If the reviewers prefer, we could move the Lasso case to the supplementary material and instead experimentally illustrate the tightness of the convergence rate constant from Theorem 1. This was not included in the submission due to space constraints. In this simple experiment, we compare the theoretical linear rate rho (from Theorem 1) with the empirically observed hat{rho} for MFW and pFW on a triangle domain with increasingly obtuse angles (and thus smaller and smaller pyramidal widths). The triangle being (-1,0), (0,0) and (cos(theta), sin(theta)) with theta getting close to zero; the objective is 0.5*||x-x*||^2 with x* on the boundary at (-1/2,0). Interestingly, we get that hat{rho} / rho for pFW is quite close to a small constant (~ 10) as rho ranges over multiple orders of magnitude (from 1e-1 to 1e-8 e.g.), illustrating the tightness of the rate in the worst case. The variation over multiple random starting points in the triangle is small (as long as it does not start with a drop step, making the algorithm converge in 2 steps).

Alternatively, we would briefly mention the empirical tightness of the linear rate in the worst case in the main text, and refer to this experiment in the supplementary material. We let the reviewers judge which option would be most valuable, given the scope of this paper.

== Questions from Reviewer 3 ==
We thank the reviewer for this especially in-depth and exceptionally valuable review, and answer their questions below.

- Rate for non-strongly convex functions: We'll clarify that all variants inherit the standard sublinear O(1/t) rate of FW in this case.

- Indeed in L710, we meant 'surjective' for A. We'll clarify.

- Proof Thm 3 in Appendix line 640: The reviewer is correct with their example, (1,0) is the only interior point of the cone satisfying the necessary conditions of stationarity (KKT = Karush-Kuhn-Tucker necessary conditions of optimality for non-linear continuously differentiable optimization); but this point is a *global minimum* (and we wanted to maximize the inner product), thus it can be excluded. The only other points satisfying the necessary KKT conditions need to have some inequality constraints active and thus lie on a face of the cone. We will add details for this (or perhaps make it a lemma?).

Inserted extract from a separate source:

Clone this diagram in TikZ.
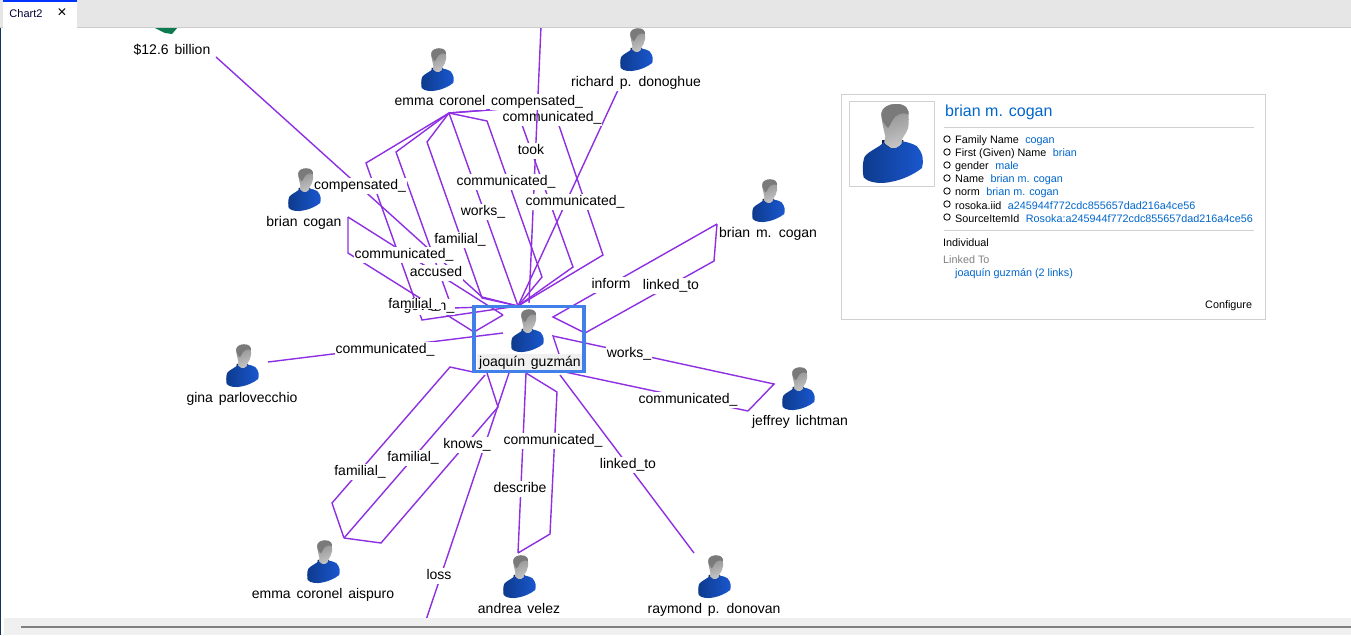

- MNP comment (Algorithm 5 in the appendix): We will clarify in the appendix that the MNP variant indeed only makes sense when the minimization of f over the affine hull of M is well-defined (and is efficient). Note though that the line-search in step 7 *does not* require any new information about M, as it is made only with respect to conv(V^(k-1)) [this will be clarified], for which we have an explicit list of vertices. This line-search can be efficiently computed in O(|V^(k-1)|), and is well described for example in step 2(d)(iii) of Algorithm 1 of [6].

- Difference with rates of [4]: one part of the constant in [4] is simpler than the pyramidal width, but unfortunately, their overall rate is suboptimal for simplex-like domains. For example, suppose that we write the complexity of MFW as O(C(d) L/mu log(1/eps)), where C(d) is the eccentricity (L378) of the domain in dimension d for our rate. Their rate gives C(d) = d^2 for the regular simplex, l1-ball and unit cube; whereas we get C(d) = d for the regular simplex and l1-ball; and the same C(d) = d^2 for the unit cube.

- (21) - > (34): we were too fast indeed: (34) should have a 1/4 factor instead of 1/2. The new constants need to be put in a similar derivation as in the lines 851 to 855, to get (21) with the same 1/2 factor. We'll clarify and correct.

- You are correct about [12].

- "Non-increasing property conjecture for pyramidal width": we actually have a proof sketch, but the corner cases are tricky and thus we left it as a conjecture for now. The key property used in the proof is to show that the witness base S in (8) that achieves the pyramidal width has to contain vertices that are *adjacent* (in M) to the summit of the pyramid (the FW corner s in (8)).